WHAT IS EXPECTED:
Output exactly the span of lines that begins at the line containing "Output the Python" and ends at the line containing "ax.tick_params(axis='x', length=0, pad=14)", both lines included.

SUPPLIED ENTRIES:

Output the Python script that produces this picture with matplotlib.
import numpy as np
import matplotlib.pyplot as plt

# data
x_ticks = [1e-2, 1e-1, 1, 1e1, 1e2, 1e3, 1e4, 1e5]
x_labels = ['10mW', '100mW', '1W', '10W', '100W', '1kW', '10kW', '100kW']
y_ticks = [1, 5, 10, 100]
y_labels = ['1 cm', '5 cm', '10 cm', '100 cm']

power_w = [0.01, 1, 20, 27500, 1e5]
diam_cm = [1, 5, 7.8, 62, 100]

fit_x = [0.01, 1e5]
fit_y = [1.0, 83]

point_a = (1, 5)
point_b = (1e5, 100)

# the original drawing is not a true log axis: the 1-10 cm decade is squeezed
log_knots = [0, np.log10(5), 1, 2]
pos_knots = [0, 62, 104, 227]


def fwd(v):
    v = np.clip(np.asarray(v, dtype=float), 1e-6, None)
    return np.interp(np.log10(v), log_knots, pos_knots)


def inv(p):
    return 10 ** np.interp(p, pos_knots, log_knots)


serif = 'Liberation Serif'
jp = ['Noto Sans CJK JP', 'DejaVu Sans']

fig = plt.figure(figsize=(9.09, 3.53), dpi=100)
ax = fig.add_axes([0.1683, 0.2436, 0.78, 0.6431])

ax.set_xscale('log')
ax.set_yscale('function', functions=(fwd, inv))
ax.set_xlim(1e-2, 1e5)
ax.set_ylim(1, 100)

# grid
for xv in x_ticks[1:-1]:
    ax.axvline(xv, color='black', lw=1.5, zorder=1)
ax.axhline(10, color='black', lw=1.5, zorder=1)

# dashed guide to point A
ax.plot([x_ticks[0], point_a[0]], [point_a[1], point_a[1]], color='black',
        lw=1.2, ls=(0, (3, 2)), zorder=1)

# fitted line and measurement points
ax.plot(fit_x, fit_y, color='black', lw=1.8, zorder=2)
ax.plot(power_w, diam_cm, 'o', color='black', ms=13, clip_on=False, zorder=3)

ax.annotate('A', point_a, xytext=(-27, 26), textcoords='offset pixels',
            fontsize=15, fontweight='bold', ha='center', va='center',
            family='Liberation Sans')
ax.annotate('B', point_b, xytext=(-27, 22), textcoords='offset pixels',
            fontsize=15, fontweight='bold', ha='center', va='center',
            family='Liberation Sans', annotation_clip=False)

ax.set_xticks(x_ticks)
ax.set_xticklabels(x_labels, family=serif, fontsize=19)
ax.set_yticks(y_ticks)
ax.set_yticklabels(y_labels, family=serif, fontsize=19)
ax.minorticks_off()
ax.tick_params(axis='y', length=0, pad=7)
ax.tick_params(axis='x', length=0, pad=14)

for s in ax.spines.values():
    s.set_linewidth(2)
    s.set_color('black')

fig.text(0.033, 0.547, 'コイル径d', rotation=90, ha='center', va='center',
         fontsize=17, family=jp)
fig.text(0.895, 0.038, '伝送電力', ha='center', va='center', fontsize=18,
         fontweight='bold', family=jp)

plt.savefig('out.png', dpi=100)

* * *

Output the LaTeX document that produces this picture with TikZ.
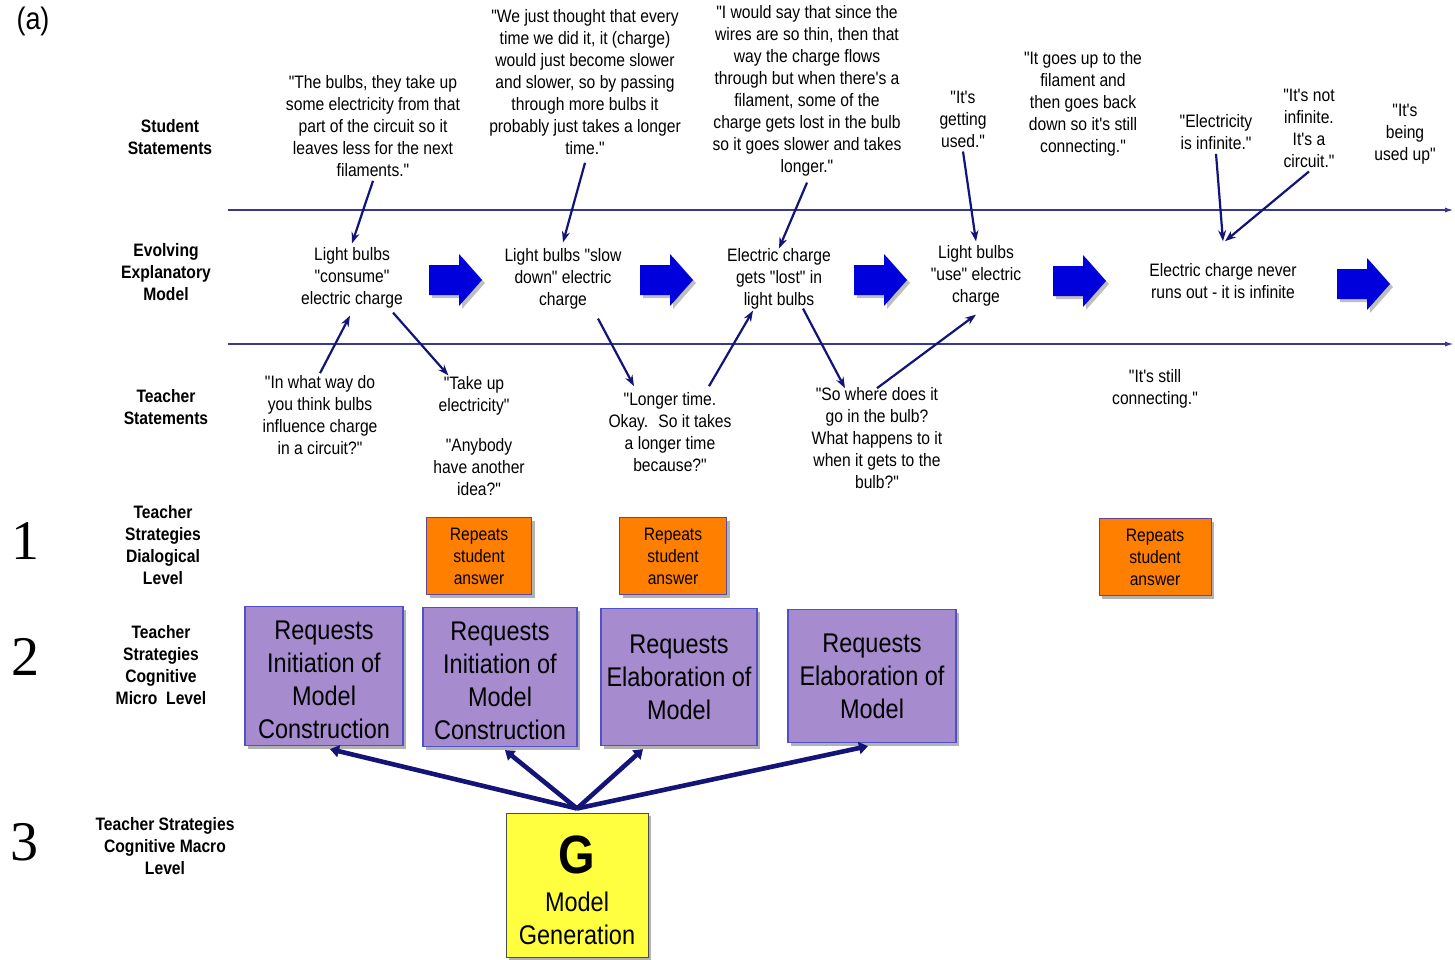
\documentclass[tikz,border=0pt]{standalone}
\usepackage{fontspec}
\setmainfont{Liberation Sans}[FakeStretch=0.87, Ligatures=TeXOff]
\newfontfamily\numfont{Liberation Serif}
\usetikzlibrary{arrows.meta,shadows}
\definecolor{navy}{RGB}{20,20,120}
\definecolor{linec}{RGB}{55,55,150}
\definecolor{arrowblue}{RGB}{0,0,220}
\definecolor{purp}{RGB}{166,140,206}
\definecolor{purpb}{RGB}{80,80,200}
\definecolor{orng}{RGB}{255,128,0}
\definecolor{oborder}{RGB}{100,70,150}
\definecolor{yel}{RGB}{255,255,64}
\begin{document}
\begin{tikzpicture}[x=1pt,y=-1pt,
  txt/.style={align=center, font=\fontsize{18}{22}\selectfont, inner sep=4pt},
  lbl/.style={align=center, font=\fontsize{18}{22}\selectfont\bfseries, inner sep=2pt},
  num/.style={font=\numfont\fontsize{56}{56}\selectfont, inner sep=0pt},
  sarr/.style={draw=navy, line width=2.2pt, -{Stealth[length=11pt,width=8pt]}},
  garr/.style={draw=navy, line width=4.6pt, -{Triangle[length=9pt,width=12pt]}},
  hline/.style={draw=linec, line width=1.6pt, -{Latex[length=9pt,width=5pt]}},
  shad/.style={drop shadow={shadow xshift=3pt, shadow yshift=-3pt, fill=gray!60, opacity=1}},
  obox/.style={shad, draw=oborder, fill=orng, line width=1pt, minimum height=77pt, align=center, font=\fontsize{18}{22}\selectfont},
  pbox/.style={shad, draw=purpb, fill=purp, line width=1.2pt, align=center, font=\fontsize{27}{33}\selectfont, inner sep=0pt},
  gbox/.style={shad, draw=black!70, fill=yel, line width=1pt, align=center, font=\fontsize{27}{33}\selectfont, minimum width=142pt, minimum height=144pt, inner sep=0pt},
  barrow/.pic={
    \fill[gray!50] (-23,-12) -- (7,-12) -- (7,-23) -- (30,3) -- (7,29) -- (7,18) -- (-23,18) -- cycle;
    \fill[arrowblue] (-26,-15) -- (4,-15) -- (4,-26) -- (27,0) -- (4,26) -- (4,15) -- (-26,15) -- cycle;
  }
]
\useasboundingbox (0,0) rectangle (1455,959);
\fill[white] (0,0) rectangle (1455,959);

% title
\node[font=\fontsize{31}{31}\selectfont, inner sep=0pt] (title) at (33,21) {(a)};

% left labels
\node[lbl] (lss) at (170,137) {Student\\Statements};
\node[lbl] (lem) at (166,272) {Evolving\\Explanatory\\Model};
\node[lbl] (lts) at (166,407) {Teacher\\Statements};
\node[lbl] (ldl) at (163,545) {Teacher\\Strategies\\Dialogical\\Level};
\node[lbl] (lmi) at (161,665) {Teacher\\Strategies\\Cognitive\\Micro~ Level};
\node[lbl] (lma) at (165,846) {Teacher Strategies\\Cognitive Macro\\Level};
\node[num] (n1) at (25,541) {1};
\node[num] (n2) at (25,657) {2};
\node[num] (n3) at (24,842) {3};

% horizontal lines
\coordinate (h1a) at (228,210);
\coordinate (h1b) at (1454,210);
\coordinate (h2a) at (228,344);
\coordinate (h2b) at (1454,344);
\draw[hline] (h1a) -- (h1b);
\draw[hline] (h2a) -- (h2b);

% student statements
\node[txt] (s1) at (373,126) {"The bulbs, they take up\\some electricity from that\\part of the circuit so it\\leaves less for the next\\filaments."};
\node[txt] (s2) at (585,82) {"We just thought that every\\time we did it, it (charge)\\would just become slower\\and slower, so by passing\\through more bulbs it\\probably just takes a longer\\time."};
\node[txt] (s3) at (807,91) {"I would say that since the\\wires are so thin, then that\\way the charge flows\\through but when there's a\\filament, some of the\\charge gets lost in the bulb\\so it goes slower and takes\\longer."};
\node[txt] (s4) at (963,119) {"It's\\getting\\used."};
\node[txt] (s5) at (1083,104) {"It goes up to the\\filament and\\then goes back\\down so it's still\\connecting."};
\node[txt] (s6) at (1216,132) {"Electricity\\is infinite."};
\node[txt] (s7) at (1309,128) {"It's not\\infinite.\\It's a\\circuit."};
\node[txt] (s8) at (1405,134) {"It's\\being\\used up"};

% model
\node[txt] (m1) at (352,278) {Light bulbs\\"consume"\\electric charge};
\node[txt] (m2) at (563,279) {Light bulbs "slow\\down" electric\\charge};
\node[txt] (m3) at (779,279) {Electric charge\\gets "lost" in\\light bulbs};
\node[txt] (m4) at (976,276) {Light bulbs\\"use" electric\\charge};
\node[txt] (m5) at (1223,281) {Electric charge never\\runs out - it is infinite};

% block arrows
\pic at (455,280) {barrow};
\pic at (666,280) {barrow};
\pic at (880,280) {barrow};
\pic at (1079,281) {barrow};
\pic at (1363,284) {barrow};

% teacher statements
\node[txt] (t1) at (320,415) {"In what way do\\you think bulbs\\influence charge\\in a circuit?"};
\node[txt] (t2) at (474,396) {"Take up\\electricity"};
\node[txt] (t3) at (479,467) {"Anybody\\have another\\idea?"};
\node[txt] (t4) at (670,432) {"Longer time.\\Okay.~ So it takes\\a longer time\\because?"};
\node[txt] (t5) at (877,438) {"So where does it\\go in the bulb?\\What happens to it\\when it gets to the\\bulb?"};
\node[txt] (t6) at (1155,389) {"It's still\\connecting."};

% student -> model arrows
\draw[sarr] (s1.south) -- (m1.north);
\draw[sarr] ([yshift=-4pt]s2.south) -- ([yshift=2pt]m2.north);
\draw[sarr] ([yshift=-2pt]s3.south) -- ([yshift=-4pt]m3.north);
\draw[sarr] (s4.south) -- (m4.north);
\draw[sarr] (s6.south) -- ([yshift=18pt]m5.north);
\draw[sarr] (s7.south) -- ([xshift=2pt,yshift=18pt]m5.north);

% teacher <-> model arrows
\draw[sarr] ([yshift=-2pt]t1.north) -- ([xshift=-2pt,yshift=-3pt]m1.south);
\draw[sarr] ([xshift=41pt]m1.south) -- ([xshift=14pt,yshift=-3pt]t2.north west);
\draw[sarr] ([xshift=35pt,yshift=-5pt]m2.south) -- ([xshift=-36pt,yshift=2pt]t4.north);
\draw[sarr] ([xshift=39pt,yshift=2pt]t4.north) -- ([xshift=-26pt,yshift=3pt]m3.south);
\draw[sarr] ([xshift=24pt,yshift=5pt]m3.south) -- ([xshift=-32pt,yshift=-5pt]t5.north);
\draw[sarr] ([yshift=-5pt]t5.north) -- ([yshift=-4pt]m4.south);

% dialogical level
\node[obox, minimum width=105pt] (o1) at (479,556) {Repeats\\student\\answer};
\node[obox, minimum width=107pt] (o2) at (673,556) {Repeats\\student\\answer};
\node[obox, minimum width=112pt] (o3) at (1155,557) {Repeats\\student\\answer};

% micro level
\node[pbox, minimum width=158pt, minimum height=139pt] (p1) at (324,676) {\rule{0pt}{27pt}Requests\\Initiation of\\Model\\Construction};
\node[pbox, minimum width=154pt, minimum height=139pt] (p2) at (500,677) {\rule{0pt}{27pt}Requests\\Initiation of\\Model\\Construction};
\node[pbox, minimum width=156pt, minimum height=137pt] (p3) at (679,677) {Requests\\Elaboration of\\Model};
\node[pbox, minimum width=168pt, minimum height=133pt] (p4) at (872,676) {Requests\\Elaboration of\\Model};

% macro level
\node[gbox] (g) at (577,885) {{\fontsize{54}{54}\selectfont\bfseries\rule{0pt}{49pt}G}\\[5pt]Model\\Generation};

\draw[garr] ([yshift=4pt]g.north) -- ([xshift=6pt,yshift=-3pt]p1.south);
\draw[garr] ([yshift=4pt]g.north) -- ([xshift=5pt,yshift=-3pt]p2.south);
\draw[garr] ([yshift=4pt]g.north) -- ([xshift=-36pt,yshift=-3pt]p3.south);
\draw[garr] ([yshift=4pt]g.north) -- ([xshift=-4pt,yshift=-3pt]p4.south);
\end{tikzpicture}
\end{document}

SOLUTION TO THIS PROBLEM:
Output the Python script that produces this picture with matplotlib.
import numpy as np
import matplotlib.pyplot as plt

# data
x_ticks = [1e-2, 1e-1, 1, 1e1, 1e2, 1e3, 1e4, 1e5]
x_labels = ['10mW', '100mW', '1W', '10W', '100W', '1kW', '10kW', '100kW']
y_ticks = [1, 5, 10, 100]
y_labels = ['1 cm', '5 cm', '10 cm', '100 cm']

power_w = [0.01, 1, 20, 27500, 1e5]
diam_cm = [1, 5, 7.8, 62, 100]

fit_x = [0.01, 1e5]
fit_y = [1.0, 83]

point_a = (1, 5)
point_b = (1e5, 100)

# the original drawing is not a true log axis: the 1-10 cm decade is squeezed
log_knots = [0, np.log10(5), 1, 2]
pos_knots = [0, 62, 104, 227]


def fwd(v):
    v = np.clip(np.asarray(v, dtype=float), 1e-6, None)
    return np.interp(np.log10(v), log_knots, pos_knots)


def inv(p):
    return 10 ** np.interp(p, pos_knots, log_knots)


serif = 'Liberation Serif'
jp = ['Noto Sans CJK JP', 'DejaVu Sans']

fig = plt.figure(figsize=(9.09, 3.53), dpi=100)
ax = fig.add_axes([0.1683, 0.2436, 0.78, 0.6431])

ax.set_xscale('log')
ax.set_yscale('function', functions=(fwd, inv))
ax.set_xlim(1e-2, 1e5)
ax.set_ylim(1, 100)

# grid
for xv in x_ticks[1:-1]:
    ax.axvline(xv, color='black', lw=1.5, zorder=1)
ax.axhline(10, color='black', lw=1.5, zorder=1)

# dashed guide to point A
ax.plot([x_ticks[0], point_a[0]], [point_a[1], point_a[1]], color='black',
        lw=1.2, ls=(0, (3, 2)), zorder=1)

# fitted line and measurement points
ax.plot(fit_x, fit_y, color='black', lw=1.8, zorder=2)
ax.plot(power_w, diam_cm, 'o', color='black', ms=13, clip_on=False, zorder=3)

ax.annotate('A', point_a, xytext=(-27, 26), textcoords='offset pixels',
            fontsize=15, fontweight='bold', ha='center', va='center',
            family='Liberation Sans')
ax.annotate('B', point_b, xytext=(-27, 22), textcoords='offset pixels',
            fontsize=15, fontweight='bold', ha='center', va='center',
            family='Liberation Sans', annotation_clip=False)

ax.set_xticks(x_ticks)
ax.set_xticklabels(x_labels, family=serif, fontsize=19)
ax.set_yticks(y_ticks)
ax.set_yticklabels(y_labels, family=serif, fontsize=19)
ax.minorticks_off()
ax.tick_params(axis='y', length=0, pad=7)
ax.tick_params(axis='x', length=0, pad=14)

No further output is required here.